The Municipality of Stellenbosch signed a memorandum of understanding with the community of Langrug, showing its faith in the success of community-driven settlement upgrading initiatives. The document however, also places more pressure on the Municipality to be a cooperative actor throughout the endeavour. Due to this, the Municipality’s Department of Integrated Human Settlements (DIHS) arranged for WPI’s involvement in the process. The DIHS is a relatively new department with a staff of six people that are actively involved with the community programs. Our liaison within the DIHS is its Deputy Director, David Carolissen. His assignment within the department is the management of informal settlements with regard to their relation to the Municipality.

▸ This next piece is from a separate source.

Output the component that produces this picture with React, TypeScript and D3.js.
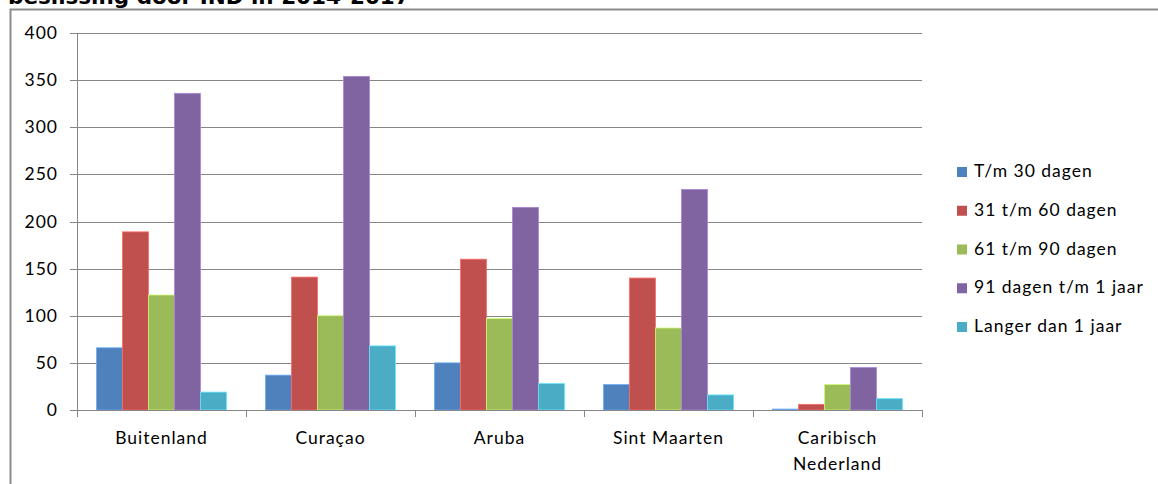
import React, { useEffect, useRef } from 'react';
import * as d3 from 'd3';

const categories = ['Buitenland', 'Curaçao', 'Aruba', 'Sint Maarten', 'Caribisch\nNederland'];
const seriesNames = ['T/m 30 dagen', '31 t/m 60 dagen', '61 t/m 90 dagen', '91 dagen t/m 1 jaar', 'Langer dan 1 jaar'];
const seriesColors = ['#4F81BD', '#C0504D', '#9BBB59', '#8064A2', '#4BACC6'];

// one array per series, in category order
const tm30 = [66, 37, 50, 27, 1];
const d31to60 = [189, 141, 160, 140, 6];
const d61to90 = [122, 100, 97, 87, 27];
const d91to1y = [336, 354, 215, 234, 45];
const longer1y = [19, 68, 28, 16, 12];
const seriesValues = [tm30, d31to60, d61to90, d91to1y, longer1y];

const yTicks = [0, 50, 100, 150, 200, 250, 300, 350, 400];
const title = 'beslissing door IND in 2014-2017';

const W = 1158;
const H = 484;

const App: React.FC = () => {
  const svgRef = useRef<SVGSVGElement>(null);

  useEffect(() => {
    if (!svgRef.current) return;
    const svg = d3.select(svgRef.current);
    svg.selectAll('*').remove();

    const plot = { left: 77, right: 922, top: 33, bottom: 410 };
    const font = 'Lato, "Noto Sans", sans-serif';
    const fontSize = 17.5;
    const spacing = 1; // source font runs wider than Lato
    const gridColor = '#868686';

    // title (cut off at the top, as in the source)
    svg.append('text')
      .attr('x', 8)
      .attr('y', 4)
      .attr('font-family', '"DejaVu Sans", Verdana, sans-serif')
      .attr('font-weight', 'bold')
      .attr('font-size', 21.5)
      .attr('fill', '#000')
      .text(title);

    // outer frame
    svg.append('path')
      .attr('d', `M${W + 2},9.5 L10.5,9.5 L10.5,${H + 2}`)
      .attr('fill', 'none')
      .attr('stroke', '#8c8c8c')
      .attr('stroke-width', 2);

    const x = d3.scaleBand<string>()
      .domain(categories)
      .range([plot.left, plot.right])
      .padding(0);

    const xInner = d3.scaleBand<string>()
      .domain(seriesNames)
      .range([0, x.bandwidth()])
      .paddingInner(0)
      .paddingOuter(0.75);

    const y = d3.scaleLinear()
      .domain([0, 400])
      .range([plot.bottom, plot.top]);

    // gridlines
    svg.append('g')
      .selectAll('line')
      .data(yTicks)
      .enter()
      .append('line')
      .attr('x1', plot.left - 7)
      .attr('x2', plot.right)
      .attr('y1', d => Math.round(y(d)) + 0.5)
      .attr('y2', d => Math.round(y(d)) + 0.5)
      .attr('stroke', gridColor)
      .attr('stroke-width', 1);

    // y tick labels
    svg.append('g')
      .selectAll('text')
      .data(yTicks)
      .enter()
      .append('text')
      .attr('x', 58)
      .attr('y', d => y(d) + 6)
      .attr('text-anchor', 'end')
      .attr('font-family', font)
      .attr('font-size', fontSize)
      .attr('letter-spacing', spacing)
      .attr('fill', '#000')
      .text(d => d);

    // y axis line
    svg.append('line')
      .attr('x1', plot.left + 0.5)
      .attr('x2', plot.left + 0.5)
      .attr('y1', plot.top)
      .attr('y2', plot.bottom)
      .attr('stroke', gridColor);

    // bars
    const groups = svg.append('g')
      .selectAll('g')
      .data(categories)
      .enter()
      .append('g')
      .attr('transform', d => `translate(${x(d)},0)`);

    groups.selectAll('rect')
      .data((_, ci) => seriesNames.map((s, si) => ({ s, si, v: seriesValues[si][ci] })))
      .enter()
      .append('rect')
      .attr('x', d => xInner(d.s) || 0)
      .attr('y', d => y(d.v))
      .attr('width', xInner.bandwidth())
      .attr('height', d => plot.bottom - y(d.v))
      .attr('fill', d => seriesColors[d.si])
      .attr('stroke', d => d3.color(seriesColors[d.si])!.brighter(0.8).formatHex())
      .attr('stroke-width', 0.8);

    // x axis line + ticks
    svg.append('line')
      .attr('x1', plot.left)
      .attr('x2', plot.right)
      .attr('y1', plot.bottom + 0.5)
      .attr('y2', plot.bottom + 0.5)
      .attr('stroke', gridColor);

    const xEdges = categories.map(c => x(c) || 0).concat([plot.right]);
    svg.append('g')
      .selectAll('line')
      .data(xEdges)
      .enter()
      .append('line')
      .attr('x1', d => Math.round(d) + 0.5)
      .attr('x2', d => Math.round(d) + 0.5)
      .attr('y1', plot.bottom)
      .attr('y2', plot.bottom + 7)
      .attr('stroke', gridColor);

    // category labels
    const labels = svg.append('g')
      .selectAll('text')
      .data(categories)
      .enter()
      .append('text')
      .attr('x', d => (x(d) || 0) + x.bandwidth() / 2)
      .attr('y', 444)
      .attr('text-anchor', 'middle')
      .attr('font-family', font)
      .attr('font-size', fontSize)
      .attr('letter-spacing', spacing)
      .attr('fill', '#000');

    labels.each(function (d) {
      const parts = d.split('\n');
      const t = d3.select(this);
      parts.forEach((p, i) => {
        t.append('tspan')
          .attr('x', (x(d) || 0) + x.bandwidth() / 2)
          .attr('dy', i === 0 ? 0 : 26)
          .text(p);
      });
    });

    // legend
    const legendY = d3.scalePoint<string>()
      .domain(seriesNames)
      .range([177, 332]);

    const legend = svg.append('g')
      .selectAll('g')
      .data(seriesNames)
      .enter()
      .append('g')
      .attr('transform', d => `translate(0,${legendY(d)})`);

    legend.append('rect')
      .attr('x', 957)
      .attr('y', -10)
      .attr('width', 10)
      .attr('height', 10)
      .attr('fill', (_, i) => seriesColors[i]);

    legend.append('text')
      .attr('x', 974)
      .attr('y', 0)
      .attr('font-family', font)
      .attr('font-size', fontSize)
      .attr('letter-spacing', spacing)
      .attr('fill', '#000')
      .text(d => d);
  }, []);

  return (
    <div style={{ position: 'absolute', left: 0, top: 0 }}>
      <svg ref={svgRef} width={W} height={H} style={{ display: 'block', background: '#fff' }}></svg>
    </div>
  );
};

export default App;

This puts Mr. Carolissen very close to Langrug’s development initiatives, and he possesses direct knowledge of the key issues and achievements of the community.

The DIHS is steadily growing so that as more projects are opened and more manpower is needed, the department has the capability to respond accordingly. Currently, there are two main people we will interact with besides Mr. Carolissen within the DIHS: Harold Lamberts and Hendri Steenberg. They are the two field officers in the department, and past WPI experience has shown they will be available to work with us when needed. Beyond these important contacts, the DIHS can provide technical access to Municipality databases, maps, printers and other technological assets. Most importantly however, the DIHS can provide intial guidance within Langrug, knowledge of its groups, commitees and the general strategies currently being implemented.

The DIHS feels that the co-researcher team could be an asset in facilitating the upgrading process by providing leadership and connecting the community to the DIHS. The achievements of the co-researchers with the two WPI teams last year showed their potential, and the DIHS wishes to maintain this model for future work. Besides acting as leaders to the Langrug community, the co-researcher team can develop an understanding of the different stakeholders involved in the upgrading of the community. In turn, this can make them effective facilitators between the involved parties, communicating issues and plans both to the community and other agencies. The DIHS has good relationships with both the co-researchers and Langrug, and keeping these as strong as possible through open communication channels is crucial to the success of Langrug’s program. A strong co-researcher group can help Mr. Carolissen and the DIHS to effectively allocate available resources, provide leadership, gather information directly from the community and serve as a bridge between the community and other stakeholders.